Provided data:
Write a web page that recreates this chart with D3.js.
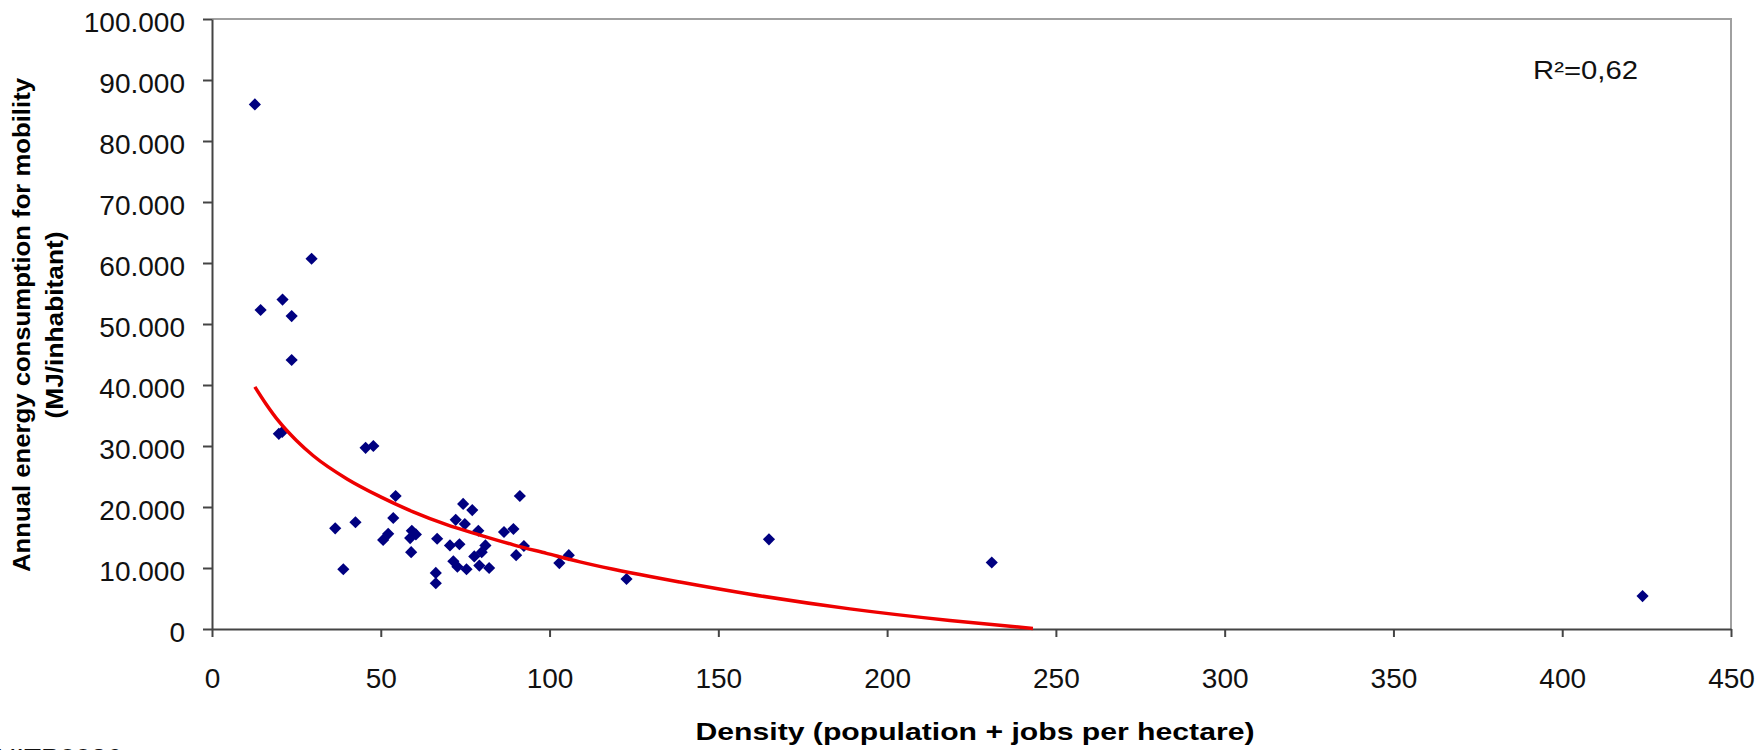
<!DOCTYPE html>
<html>
<head>
<meta charset="utf-8">
<script src="https://cdn.jsdelivr.net/npm/d3@7"></script>
<style>
  html, body { margin: 0; padding: 0; background: #fff; }
  svg { display: block; font-family: "Liberation Sans", Arial, sans-serif; }
</style>
</head>
<body>
<svg id="chart" width="1758" height="750"></svg>
<script>
// ---- data ----
const densityX = [12.7, 14.4, 20.9, 23.6, 23.6, 29.5, 19.8, 20.8, 45.5, 47.8,
  36.5, 38.9, 42.5, 50.7, 52.2, 53.7, 54.4, 58.7, 59.0, 59.2,
  60.4, 66.3, 66.3, 66.7, 70.5, 71.5, 72.2, 72.7, 73.3, 74.4,
  74.9, 75.4, 77.1, 77.7, 78.9, 79.2, 79.9, 81.0, 82.1, 86.5,
  89.3, 90.1, 91.2, 92.4, 102.9, 105.7, 122.8, 165.0, 231.0, 423.8];
const energyY = [86000, 52300, 54000, 51300, 44100, 60700, 32000, 32300, 29700, 30000,
  16500, 9800, 17500, 14600, 15600, 18200, 21800, 14900, 12600, 16100,
  15500, 9200, 7500, 14800, 13700, 11100, 17900, 10200, 13900, 20500,
  17200, 9800, 19500, 11900, 16100, 10400, 12600, 13700, 10000, 15900,
  16400, 12100, 21800, 13600, 10800, 12100, 8200, 14700, 10900, 5400];
// logarithmic trend line
const trendX = [12.7, 16, 20, 25, 30, 40, 49.8, 59.6, 69.5, 79.4, 89.3, 99.1, 109.0, 118.9, 129.8, 138.6, 159.4, 189.0, 218.6, 243.2];
const trendY = [39700, 36900, 33900, 30900, 28400, 24600, 21700, 19200, 17100, 15400, 13800, 12400, 11000, 9800, 8600, 7700, 5700, 3300, 1400, 100];
const xTicks = [0, 50, 100, 150, 200, 250, 300, 350, 400, 450];
const yTicks = [0, 10000, 20000, 30000, 40000, 50000, 60000, 70000, 80000, 90000, 100000];
const xTitle = "Density (population + jobs per hectare)";
const yTitle1 = "Annual energy consumption for mobility";
const yTitle2 = "(MJ/inhabitant)";
const r2Label = "R\u00B2=0,62";
const footLabel = "UITP0036";

// ---- layout ----
const svg = d3.select("#chart");
const L = 212, R = 1731, T = 19, B = 629;
const x = d3.scaleLinear().domain([0, 450]).range([L, R]);
const y = d3.scaleLinear().domain([0, 100000]).range([B, T]);
const loc = d3.formatLocale({decimal: ",", thousands: ".", grouping: [3], currency: ["", ""]});
const fmt = loc.format(",d");
const axisColor = "#444";

// plot border (top/right)
svg.append("path")
  .attr("d", `M${L},${T}H${R}V${B}`)
  .attr("fill", "none").attr("stroke", "#a0a0a0").attr("stroke-width", 2);

// y axis
const gy = svg.append("g").attr("transform", `translate(${L},0)`)
  .call(d3.axisLeft(y).tickValues(yTicks).tickFormat(fmt).tickSize(9).tickSizeOuter(0).tickPadding(18));
gy.selectAll("path, line").attr("stroke", axisColor).attr("stroke-width", 2);
gy.selectAll("text").attr("font-size", 28).attr("fill", "#111")
  .attr("font-family", "'Liberation Sans', Arial, sans-serif").attr("dy", "0.45em");

// x axis
const gx = svg.append("g").attr("transform", `translate(0,${B})`)
  .call(d3.axisBottom(x).tickValues(xTicks).tickFormat(d3.format("d")).tickSize(8).tickSizeOuter(0).tickPadding(31));
gx.selectAll("path, line").attr("stroke", axisColor).attr("stroke-width", 2);
gx.selectAll("text").attr("font-size", 28).attr("fill", "#111")
  .attr("font-family", "'Liberation Sans', Arial, sans-serif");

// points
const pts = densityX.map((d, i) => ({x: d, y: energyY[i]}));
const sym = d3.symbol().type(d3.symbolSquare).size(74);
svg.append("g").selectAll("path").data(pts).join("path")
  .attr("d", sym)
  .attr("transform", d => `translate(${x(d.x)},${y(d.y)}) rotate(45)`)
  .attr("fill", "#000080");

// trend line
const trend = trendX.map((d, i) => ({x: d, y: trendY[i]}));
svg.append("path").datum(trend)
  .attr("d", d3.line().x(d => x(d.x)).y(d => y(d.y)).curve(d3.curveMonotoneX))
  .attr("fill", "none").attr("stroke", "#ee0000").attr("stroke-width", 3.5);

// R² label
svg.append("text").attr("x", 1533).attr("y", 79)
  .attr("font-size", 26).attr("fill", "#111")
  .attr("textLength", 105).attr("lengthAdjust", "spacingAndGlyphs")
  .text(r2Label);

// axis titles
svg.append("text").attr("x", 975).attr("y", 740)
  .attr("text-anchor", "middle").attr("font-size", 24).attr("font-weight", "bold").attr("fill", "#000")
  .attr("textLength", 559).attr("lengthAdjust", "spacingAndGlyphs")
  .text(xTitle);

svg.append("text").attr("transform", "translate(30,325) rotate(-90)")
  .attr("text-anchor", "middle").attr("font-size", 23).attr("font-weight", "bold").attr("fill", "#000")
  .attr("textLength", 494).attr("lengthAdjust", "spacingAndGlyphs")
  .text(yTitle1);
svg.append("text").attr("transform", "translate(63,325) rotate(-90)")
  .attr("text-anchor", "middle").attr("font-size", 23).attr("font-weight", "bold").attr("fill", "#000")
  .attr("textLength", 187).attr("lengthAdjust", "spacingAndGlyphs")
  .text(yTitle2);

// cut-off footer text at the bottom-left edge
svg.append("text").attr("x", -4).attr("y", 768)
  .attr("font-size", 28).attr("fill", "#111")
  .text(footLabel);
</script>
</body>
</html>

Set exercise: Except for the pictures, reproduce every line exactly.

Written solution:
Write a web page that recreates this chart with D3.js.
<!DOCTYPE html>
<html>
<head>
<meta charset="utf-8">
<script src="https://cdn.jsdelivr.net/npm/d3@7"></script>
<style>
  html, body { margin: 0; padding: 0; background: #fff; }
  svg { display: block; font-family: "Liberation Sans", Arial, sans-serif; }
</style>
</head>
<body>
<svg id="chart" width="1758" height="750"></svg>
<script>
// ---- data ----
const densityX = [12.7, 14.4, 20.9, 23.6, 23.6, 29.5, 19.8, 20.8, 45.5, 47.8,
  36.5, 38.9, 42.5, 50.7, 52.2, 53.7, 54.4, 58.7, 59.0, 59.2,
  60.4, 66.3, 66.3, 66.7, 70.5, 71.5, 72.2, 72.7, 73.3, 74.4,
  74.9, 75.4, 77.1, 77.7, 78.9, 79.2, 79.9, 81.0, 82.1, 86.5,
  89.3, 90.1, 91.2, 92.4, 102.9, 105.7, 122.8, 165.0, 231.0, 423.8];
const energyY = [86000, 52300, 54000, 51300, 44100, 60700, 32000, 32300, 29700, 30000,
  16500, 9800, 17500, 14600, 15600, 18200, 21800, 14900, 12600, 16100,
  15500, 9200, 7500, 14800, 13700, 11100, 17900, 10200, 13900, 20500,
  17200, 9800, 19500, 11900, 16100, 10400, 12600, 13700, 10000, 15900,
  16400, 12100, 21800, 13600, 10800, 12100, 8200, 14700, 10900, 5400];
// logarithmic trend line
const trendX = [12.7, 16, 20, 25, 30, 40, 49.8, 59.6, 69.5, 79.4, 89.3, 99.1, 109.0, 118.9, 129.8, 138.6, 159.4, 189.0, 218.6, 243.2];
const trendY = [39700, 36900, 33900, 30900, 28400, 24600, 21700, 19200, 17100, 15400, 13800, 12400, 11000, 9800, 8600, 7700, 5700, 3300, 1400, 100];
const xTicks = [0, 50, 100, 150, 200, 250, 300, 350, 400, 450];
const yTicks = [0, 10000, 20000, 30000, 40000, 50000, 60000, 70000, 80000, 90000, 100000];
const xTitle = "Density (population + jobs per hectare)";
const yTitle1 = "Annual energy consumption for mobility";
const yTitle2 = "(MJ/inhabitant)";
const r2Label = "R\u00B2=0,62";
const footLabel = "UITP0036";

// ---- layout ----
const svg = d3.select("#chart");
const L = 212, R = 1731, T = 19, B = 629;
const x = d3.scaleLinear().domain([0, 450]).range([L, R]);
const y = d3.scaleLinear().domain([0, 100000]).range([B, T]);
const loc = d3.formatLocale({decimal: ",", thousands: ".", grouping: [3], currency: ["", ""]});
const fmt = loc.format(",d");
const axisColor = "#444";

// plot border (top/right)
svg.append("path")
  .attr("d", `M${L},${T}H${R}V${B}`)
  .attr("fill", "none").attr("stroke", "#a0a0a0").attr("stroke-width", 2);

// y axis
const gy = svg.append("g").attr("transform", `translate(${L},0)`)
  .call(d3.axisLeft(y).tickValues(yTicks).tickFormat(fmt).tickSize(9).tickSizeOuter(0).tickPadding(18));
gy.selectAll("path, line").attr("stroke", axisColor).attr("stroke-width", 2);
gy.selectAll("text").attr("font-size", 28).attr("fill", "#111")
  .attr("font-family", "'Liberation Sans', Arial, sans-serif").attr("dy", "0.45em");

// x axis
const gx = svg.append("g").attr("transform", `translate(0,${B})`)
  .call(d3.axisBottom(x).tickValues(xTicks).tickFormat(d3.format("d")).tickSize(8).tickSizeOuter(0).tickPadding(31));
gx.selectAll("path, line").attr("stroke", axisColor).attr("stroke-width", 2);
gx.selectAll("text").attr("font-size", 28).attr("fill", "#111")
  .attr("font-family", "'Liberation Sans', Arial, sans-serif");

// points
const pts = densityX.map((d, i) => ({x: d, y: energyY[i]}));
const sym = d3.symbol().type(d3.symbolSquare).size(74);
svg.append("g").selectAll("path").data(pts).join("path")
  .attr("d", sym)
  .attr("transform", d => `translate(${x(d.x)},${y(d.y)}) rotate(45)`)
  .attr("fill", "#000080");

// trend line
const trend = trendX.map((d, i) => ({x: d, y: trendY[i]}));
svg.append("path").datum(trend)
  .attr("d", d3.line().x(d => x(d.x)).y(d => y(d.y)).curve(d3.curveMonotoneX))
  .attr("fill", "none").attr("stroke", "#ee0000").attr("stroke-width", 3.5);

// R² label
svg.append("text").attr("x", 1533).attr("y", 79)
  .attr("font-size", 26).attr("fill", "#111")
  .attr("textLength", 105).attr("lengthAdjust", "spacingAndGlyphs")
  .text(r2Label);

// axis titles
svg.append("text").attr("x", 975).attr("y", 740)
  .attr("text-anchor", "middle").attr("font-size", 24).attr("font-weight", "bold").attr("fill", "#000")
  .attr("textLength", 559).attr("lengthAdjust", "spacingAndGlyphs")
  .text(xTitle);

svg.append("text").attr("transform", "translate(30,325) rotate(-90)")
  .attr("text-anchor", "middle").attr("font-size", 23).attr("font-weight", "bold").attr("fill", "#000")
  .attr("textLength", 494).attr("lengthAdjust", "spacingAndGlyphs")
  .text(yTitle1);
svg.append("text").attr("transform", "translate(63,325) rotate(-90)")
  .attr("text-anchor", "middle").attr("font-size", 23).attr("font-weight", "bold").attr("fill", "#000")
  .attr("textLength", 187).attr("lengthAdjust", "spacingAndGlyphs")
  .text(yTitle2);

// cut-off footer text at the bottom-left edge
svg.append("text").attr("x", -4).attr("y", 768)
  .attr("font-size", 28).attr("fill", "#111")
  .text(footLabel);
</script>
</body>
</html>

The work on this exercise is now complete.